***** DATA SHOWN

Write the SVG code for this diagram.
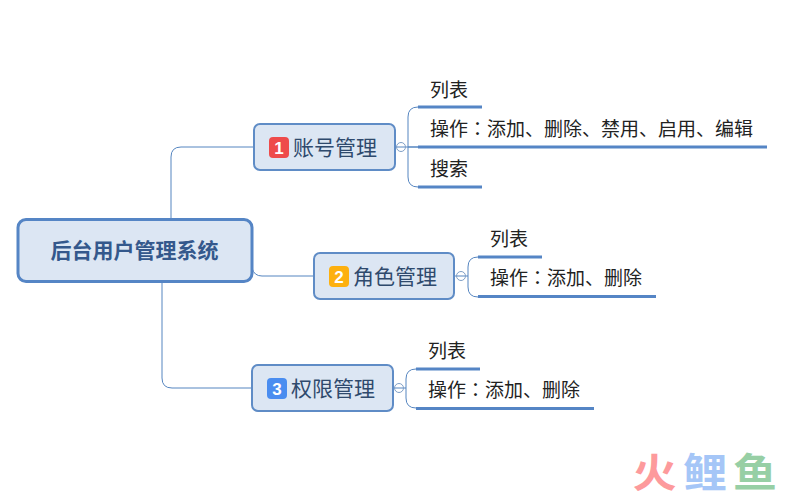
<svg xmlns="http://www.w3.org/2000/svg" width="801" height="499" viewBox="0 0 801 499">
<style>
text{font-family:"Noto Sans CJK SC","Noto Sans",sans-serif}
.root{fill:#dce6f3;stroke:#5585c5;stroke-width:3}
.topic{fill:#dce6f3;stroke:#5f8cc6;stroke-width:2}
.conn{fill:none;stroke:#5585c0;stroke-width:1}
.under{fill:none;stroke:#5585c5;stroke-width:3}
.ct{font-size:21px;fill:#2f4a6d}
.lt{font-size:19px;fill:#222}
.colon{font-family:"Noto Sans CJK TC","Noto Sans",sans-serif}
.badge{font-family:"Liberation Sans",sans-serif;font-size:17px;font-weight:bold;fill:#fff;text-anchor:middle}
.fold{fill:#fff;stroke:#7f9fc6;stroke-width:1}
.wm{font-size:40px;font-weight:700;text-anchor:middle}
</style>
<g id="connectors">
<path class="conn" d="M171 219V157Q171 147 181 147H254"/>
<path class="conn" d="M252 268Q254 276 262 276H314"/>
<path class="conn" d="M162 282V378Q162 388 172 388H252"/>
<path class="conn" d="M395 147H418M418 107Q408 107 408 117V177Q408 187 418 187M408 147H418"/>
<path class="conn" d="M454 276H468M478 257Q468 257 468 267V287Q468 297 478 297"/>
<path class="conn" d="M393 388H406M416 369Q406 369 406 379V398Q406 408 416 408"/>
</g>
<g id="root"><rect class="root" x="18" y="219.500" width="234" height="62" rx="8"/>
<text x="50.500" y="258" font-size="21" font-weight="700" fill="#34588c">后台用户管理系统</text></g>
<g id="node1"><rect class="topic" x="254" y="124" width="141" height="46" rx="6"/>
<rect x="269" y="137" width="20" height="21" rx="4" fill="#ee4b4b"/><text class="badge" x="279" y="153.500">1</text>
<text class="ct" x="293" y="155">账号管理</text>
<circle class="fold" cx="401" cy="147" r="4.500"/><path class="conn" d="M397 147H405"/></g>
<g id="node2"><rect class="topic" x="314" y="253" width="140" height="46" rx="6"/>
<rect x="329" y="266" width="20" height="21" rx="4" fill="#fdb00f"/><text class="badge" x="339" y="282.500">2</text>
<text class="ct" x="353" y="284">角色管理</text>
<circle class="fold" cx="461" cy="276" r="4.500"/><path class="conn" d="M457 276H465"/></g>
<g id="node3"><rect class="topic" x="252" y="365" width="141" height="46" rx="6"/>
<rect x="267" y="378" width="20" height="21" rx="4" fill="#4a8df0"/><text class="badge" x="277" y="394.500">3</text>
<text class="ct" x="291" y="396">权限管理</text>
<circle class="fold" cx="399" cy="388" r="4.500"/><path class="conn" d="M395 388H403"/></g>
<g id="leaf1-1"><text class="lt" x="430" y="97">列表</text><path class="under" d="M418 107H482"/></g>
<g id="leaf1-2"><text class="lt" x="430" y="136">操作<tspan class="colon">：</tspan>添加、删除、禁用、启用、编辑</text><path class="under" d="M418 147H767"/></g>
<g id="leaf1-3"><text class="lt" x="430" y="176">搜索</text><path class="under" d="M418 187H482"/></g>
<g id="leaf2-1"><text class="lt" x="490" y="246">列表</text><path class="under" d="M478 257H542"/></g>
<g id="leaf2-2"><text class="lt" x="490" y="285">操作<tspan class="colon">：</tspan>添加、删除</text><path class="under" d="M478 296.500H656"/></g>
<g id="leaf3-1"><text class="lt" x="428" y="358">列表</text><path class="under" d="M416 369H480"/></g>
<g id="leaf3-2"><text class="lt" x="428" y="397">操作<tspan class="colon">：</tspan>添加、删除</text><path class="under" d="M416 408.500H594"/></g>
<g id="watermark"><text class="wm" transform="translate(654.500 487) scale(1.1 1)" fill="#fd9a9c">火</text><text class="wm" transform="translate(705 487) scale(1.1 1)" fill="#a5c6f7">鲤</text><text class="wm" transform="translate(755 487) scale(1.1 1)" fill="#97cfa5">鱼</text></g>
</svg>
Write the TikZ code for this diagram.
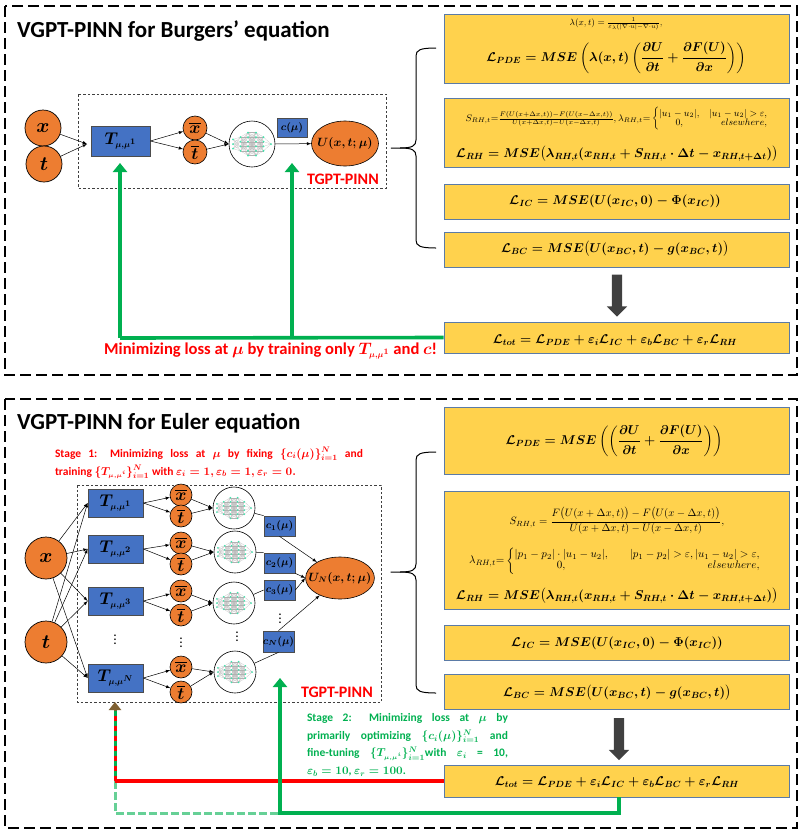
\documentclass[tikz,border=0pt]{standalone}
\usepackage{fix-cm}
\usepackage[no-math]{fontspec}
\setmainfont{Carlito}
\usepackage{amsmath}
\usepackage{amssymb}
\usetikzlibrary{arrows.meta,shapes.arrows,shapes.geometric}
\definecolor{myorange}{HTML}{ED7D31}
\definecolor{myblue}{HTML}{4472C4}
\definecolor{myyellow}{HTML}{FFD24D}
\definecolor{myframe}{HTML}{5B7BA6}
\definecolor{mygreen}{HTML}{00B050}
\definecolor{mybrown}{HTML}{7F6032}
\definecolor{myteal}{HTML}{3FE6AE}
\newcommand{\fs}[1]{\fontsize{#1}{#1}\selectfont}
\newcommand{\Tm}[1]{T_{\scriptscriptstyle\mu,\mu^{#1}}}
\tikzset{
  panel/.style={draw, line width=1.3pt, dash pattern=on 11pt off 5pt},
  tbox/.style={draw=black!75, line width=0.5pt, dash pattern=on 2.5pt off 2pt},
  inp/.style={draw, circle, fill=myorange, inner sep=0mm, line width=0.7pt, font=\boldmath\fs{20}},
  hid/.style={draw, circle, fill=myorange, inner sep=0mm, line width=0.6pt, font=\boldmath\fs{17}},
  tnet/.style={draw=black!70, rectangle, fill=myblue, inner sep=0mm, line width=0.7pt, font=\boldmath\fs{17}},
  cbox/.style={draw=black!70, rectangle, fill=myblue, inner sep=0mm, line width=0.7pt, font=\boldmath\fs{10.5}},
  outnode/.style={draw, ellipse, fill=myorange, inner sep=-7pt, line width=0.6pt, font=\boldmath\fs{12}},
  nncirc/.style={draw, circle, fill=white, inner sep=0mm, line width=0.6pt},
  eqbox/.style={draw=myframe, rectangle, fill=myyellow, inner sep=0mm, line width=0.7pt},
  eqn/.style={inner sep=0mm, font=\boldmath\fs{12.8}},
  smalleq/.style={inner sep=0mm, font=\fs{9}},
  titletext/.style={inner sep=0mm, font=\bfseries\fs{23}},
  redtext/.style={inner sep=0mm, text=red, font=\bfseries\boldmath\fs{16.6}},
  tlabel/.style={inner sep=0mm, text=red, font=\bfseries\fs{16}},
  link/.style={-latex, line width=0.5pt},
  pline/.style={line width=0.5pt},
  bracel/.style={line width=1pt},
  green line/.style={draw=mygreen, line width=3.6pt},
  big head/.style={-{Triangle[length=9pt,width=14pt]}},
  blockarr/.style={single arrow, fill=black!75, inner xsep=0mm, inner ysep=5pt, minimum width=20pt, minimum height=42pt,
    single arrow head extend=5pt, rotate=-90},
  vd/.style={inner sep=0mm, font=\bfseries\fs{11}},
  nnet/.pic={
    \foreach \xa/\na/\xb/\nb in {-19/3/-11.5/4,-11.5/4/-4/6,-4/6/4/6,4/6/11.5/4,11.5/4/19/1}
      \foreach \i in {1,...,\na}
        \foreach \j in {1,...,\nb}
          \draw[black!30, line width=0.12pt] ({\xa},{(\i-(\na+1)/2)*4.6}) -- ({\xb},{(\j-(\nb+1)/2)*4.6});
    \foreach \xa/\na in {-19/3,-11.5/4,-4/6,4/6,11.5/4,19/1}
      \foreach \i in {1,...,\na}
        \fill[myteal] ({\xa},{(\i-(\na+1)/2)*4.6}) circle (1pt);
  }
}
\begin{document}
\begin{tikzpicture}[x=1pt,y=-1pt]
  \useasboundingbox (0,0) rectangle (800,833);
  \draw[panel] (5,6) rectangle (797,375);
  \draw[panel] (5,399) rectangle (797,828);

  % Burgers
  \node[titletext, anchor=west] (titlea) at (17,31) {VGPT-PINN for Burgers’ equation};
  \draw[tbox] (78,94) rectangle (386,188);
  \node[inp, minimum size=36pt] (xa) at (43,128) {$x$};
  \node[inp, minimum size=36pt] (ta) at (44,164) {$t$};
  \coordinate (ja) at (87,144);
  \node[tnet, minimum width=59pt, minimum height=30pt] (Ta) at (120.5,141) {$\Tm{1}$};
  \node[hid, minimum size=24pt] (xba) at (195,128) {$\overline{x}$};
  \node[hid, minimum size=24pt] (tba) at (195,152) {$\overline{t}$};
  \node[nncirc, minimum size=46pt] (nna) at (252,144) {};
  \pic at (nna) {nnet};
  \node[cbox, minimum width=30pt, minimum height=19pt] (ca) at (292,127.5) {$c(\mu)$};
  \node[outnode, minimum width=67pt, minimum height=45pt] (Ua) at (345,143.5) {$U(x,t;\mu)$};
  \node[tlabel, anchor=east] (tga) at (379,179) {TGPT-PINN};
  \draw[link] (xa) -- (ja);
  \draw[link] (ta) -- (ja);
  \draw[link] (Ta.east) -- (xba);
  \draw[link] (Ta.east) -- (tba);
  \draw[link] (xba) -- (nna.west);
  \draw[link] (tba) -- (nna.west);
  \draw[link] (nna) -- (Ua);

  \node[eqbox, minimum width=345pt, minimum height=69pt] (pdea) at (616.5,48.5) {};
  \node[eqbox, minimum width=345pt, minimum height=69pt] (rha) at (616.5,132.5) {};
  \node[eqbox, minimum width=345pt, minimum height=35pt] (ica) at (616.5,201.5) {};
  \node[eqbox, minimum width=345pt, minimum height=35pt] (bca) at (616.5,249.5) {};
  \node[eqbox, minimum width=345pt, minimum height=31pt] (tota) at (616.5,337.5) {};
  \node[smalleq] (lama) at (616,24) {$\lambda(x,t)=\frac{1}{\varepsilon_\lambda(|\nabla\cdot u|-\nabla\cdot u)},$};
  \node[eqn] (epdea) at (616,58) {$\mathcal{L}_{PDE}=MSE\left(\lambda(x,t)\left(\dfrac{\partial U}{\partial t}+\dfrac{\partial F(U)}{\partial x}\right)\right)$};
  \node[smalleq, font=\fs{9.5}] (srha) at (617,119) {$S_{RH,t}{=}\frac{F(U(x+\Delta x,t))-F(U(x-\Delta x,t))}{U(x+\Delta x,t)-U(x-\Delta x,t)},\lambda_{RH,t}{=}\left\{\begin{array}{@{}c@{\quad}r@{}}|u_1-u_2|, & |u_1-u_2|>\varepsilon,\\ 0, & elsewhere,\end{array}\right.$};
  \node[eqn] (erha) at (617,154) {$\mathcal{L}_{RH}=MSE\bigl(\lambda_{RH,t}(x_{RH,t}+S_{RH,t}\cdot\Delta t-x_{RH,t+\Delta t})\bigr)$};
  \node[eqn] (eica) at (615,201) {$\mathcal{L}_{IC}=MSE(U(x_{IC},0)-\Phi(x_{IC}))$};
  \node[eqn] (ebca) at (615,249) {$\mathcal{L}_{BC}=MSE\bigl(U(x_{BC},t)-g(x_{BC},t)\bigr)$};
  \node[eqn] (etota) at (615,340) {$\mathcal{L}_{tot}=\mathcal{L}_{PDE}+\varepsilon_i\mathcal{L}_{IC}+\varepsilon_b\mathcal{L}_{BC}+\varepsilon_r\mathcal{L}_{RH}$};

  \draw[bracel] (Ua.east) ++(12,4.5) -- (400,148) .. controls (412,148) and (416,146) .. (416,140)
    -- (416,56) .. controls (416,50) and (420,48) .. (436,48);
  \draw[bracel] (400,148) .. controls (412,148) and (416,150) .. (416,156)
    -- (416,240) .. controls (416,246) and (420,248) .. (436,248);
  \node[blockarr] (arra) at (617,293) {};

  \coordinate (ga) at (120,338);
  \coordinate (gb) at (292,338);
  \coordinate (gat) at (120,163);
  \coordinate (gbt) at (292,163);
  \draw[green line] (tota.west) -- (ga);
  \draw[green line, big head] (ga) -- (gat);
  \draw[green line, big head] (gb) -- (gbt);
  \node[redtext, anchor=west] (mina) at (104,351) {Minimizing loss at $\mu$ by training only $\Tm{1}$ and $c$!};

  % Euler
  \node[titletext, anchor=west] (titleb) at (17,423) {VGPT-PINN for Euler equation};
  \node[inner sep=0mm, text width=308pt, align=justify, text=red, font=\bfseries\boldmath\fontsize{11.5}{18}\selectfont] (stagea) at (209,463)
    {Stage 1: Minimizing loss at $\mu$ by fixing $\{c_i(\mu)\}_{i=1}^N$ and\linebreak training $\{\Tm{i}\}_{i=1}^N$ with $\varepsilon_i=1,\varepsilon_b=1,\varepsilon_r=0.$};
  \draw[tbox] (77,485) rectangle (381,702);
  \node[inp, minimum size=42pt] (xb) at (46,558) {$x$};
  \node[inp, minimum size=42pt] (tb) at (46,642) {$t$};
  \foreach \n/\lab/\ty/\xy/\tty/\nx/\ny in {1/1/503/495/516/234/508,2/2/549/543/564/235/552,3/3/601/591/615/234/603,4/N/678/667/692/235/672} {
    \node[tnet, minimum width=55pt, minimum height=28pt] (T\n) at (115.5,\ty) {$\Tm{\lab}$};
    \node[hid, minimum size=22pt] (xb\n) at (181,\xy) {$\overline{x}$};
    \node[hid, minimum size=22pt] (tb\n) at (181,\tty) {$\overline{t}$};
    \node[nncirc, minimum size=42pt] (nn\n) at (\nx,\ny) {};
    \pic[scale=0.9] at (nn\n) {nnet};
    \draw[link] (xb) -- (T\n.west);
    \draw[link] (tb) -- (T\n.west);
    \draw[link] (T\n.east) -- (xb\n);
    \draw[link] (T\n.east) -- (tb\n);
    \draw[link] (xb\n) -- (nn\n.west);
    \draw[link] (tb\n) -- (nn\n.west);
  }
  \node[cbox, minimum width=31pt, minimum height=20pt] (c1) at (279.5,526) {$c_1(\mu)$};
  \node[cbox, minimum width=31pt, minimum height=20pt] (c2) at (279.5,563) {$c_2(\mu)$};
  \node[cbox, minimum width=31pt, minimum height=20pt] (c3) at (279.5,590) {$c_3(\mu)$};
  \node[cbox, minimum width=31pt, minimum height=21pt] (c4) at (278.5,641.5) {$c_N(\mu)$};
  \node[outnode, minimum width=68pt, minimum height=42pt] (Ub) at (340,578) {$U_N(x,t;\mu)$};
  \node[vd] (vda) at (115,637) {$\vdots$};
  \node[vd] (vdb) at (181,640) {$\vdots$};
  \node[vd] (vdc) at (237,634) {$\vdots$};
  \node[vd] (vdd) at (280,616) {$\vdots$};
  \node[tlabel, anchor=east] (tgb) at (373,692) {TGPT-PINN};
  \draw[pline] (nn1) -- (c1.north west);
  \draw[pline] (nn2) -- (c2.north west);
  \draw[pline] (nn3) -- (c3.west);
  \draw[pline] (nn4) -- (c4.south);
  \draw[link] (c1.south) -- (Ub);
  \draw[link] (c2.south east) -- (Ub.west);
  \draw[link] (c3.east) -- (Ub.west);
  \draw[link] (c4.north) -- (Ub);

  \node[eqbox, minimum width=345pt, minimum height=67pt] (pdeb) at (616.5,440.5) {};
  \node[eqbox, minimum width=345pt, minimum height=118pt] (rhb) at (616.5,550) {};
  \node[eqbox, minimum width=345pt, minimum height=35pt] (icb) at (616.5,642.5) {};
  \node[eqbox, minimum width=345pt, minimum height=35pt] (bcb) at (616.5,692) {};
  \node[eqbox, minimum width=345pt, minimum height=32pt] (totb) at (616.5,781) {};
  \node[eqn] (epdeb) at (614,441) {$\mathcal{L}_{PDE}=MSE\left(\left(\dfrac{\partial U}{\partial t}+\dfrac{\partial F(U)}{\partial x}\right)\right)$};
  \node[smalleq, font=\fs{10.7}] (srhb) at (617,521) {$S_{RH,t}=\dfrac{F\bigl(U(x+\Delta x,t)\bigr)-F\bigl(U(x-\Delta x,t)\bigr)}{U(x+\Delta x,t)-U(x-\Delta x,t)},$};
  \node[smalleq, font=\fs{11}] (lamb) at (615,561) {$\lambda_{RH,t}{=}\left\{\begin{array}{@{}c@{\qquad}r@{}}|p_1-p_2|\cdot|u_1-u_2|, & |p_1-p_2|>\varepsilon,|u_1-u_2|>\varepsilon,\\ 0, & elsewhere,\end{array}\right.$};
  \node[eqn] (erhb) at (617,596) {$\mathcal{L}_{RH}=MSE\bigl(\lambda_{RH,t}(x_{RH,t}+S_{RH,t}\cdot\Delta t-x_{RH,t+\Delta t})\bigr)$};
  \node[eqn] (eicb) at (617,643) {$\mathcal{L}_{IC}=MSE(U(x_{IC},0)-\Phi(x_{IC}))$};
  \node[eqn] (ebcb) at (617,693) {$\mathcal{L}_{BC}=MSE\bigl(U(x_{BC},t)-g(x_{BC},t)\bigr)$};
  \node[eqn] (etotb) at (617,782) {$\mathcal{L}_{tot}=\mathcal{L}_{PDE}+\varepsilon_i\mathcal{L}_{IC}+\varepsilon_b\mathcal{L}_{BC}+\varepsilon_r\mathcal{L}_{RH}$};

  \draw[bracel] (Ub.east) ++(16,-6) -- (400,572) .. controls (412,572) and (416,570) .. (416,564)
    -- (416,460) .. controls (416,454) and (420,452) .. (436,452);
  \draw[bracel] (400,572) .. controls (412,572) and (416,574) .. (416,580)
    -- (416,685) .. controls (416,691) and (420,693) .. (436,693);
  \node[blockarr] (arrb) at (619,736.5) {};

  \node[inner sep=0mm, text width=201pt, align=justify, text=mygreen, font=\bfseries\boldmath\fontsize{11.5}{17.5}\selectfont] (stageb) at (407.5,745)
    {Stage 2: Minimizing loss at $\mu$ by\linebreak primarily optimizing $\{c_i(\mu)\}_{i=1}^N$ and\linebreak fine-tuning $\{\Tm{i}\}_{i=1}^N$with $\varepsilon_i$ = 10,\linebreak $\varepsilon_b=10$, $\varepsilon_r=100$.};

  \coordinate (rj) at (115,781);
  \coordinate (rs) at (115,710);
  \coordinate (rt) at (115,702);
  \coordinate (dl) at (115,813);
  \coordinate (gl) at (280,813);
  \coordinate (gt) at (280,678);
  \coordinate (gr) at (619,813);
  \draw[draw=mygreen!60, line width=3pt, dash pattern=on 8pt off 3pt] (rj) -- (dl) -- (gl);
  \draw[green line, line width=3pt, dash pattern=on 5pt off 5pt, dash phase=5pt] (rj) -- (rs);
  \draw[draw=red, line width=3pt, dash pattern=on 5pt off 5pt] (rj) -- (rs);
  \draw[mybrown, line width=3pt, -{Triangle[length=8pt,width=12pt]}] (rs) -- (rt);
  \draw[draw=red, line width=3.6pt] (totb.west) -- (rj);
  \draw[green line, big head] (totb.south -| gr) -- (gr) -- (gl) -- (gt);
\end{tikzpicture}
\end{document}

**********

WORK REQUIRED.
Determine how many lines of the listing above include the word "code", and report that number only.

TASK RESPONSE.
2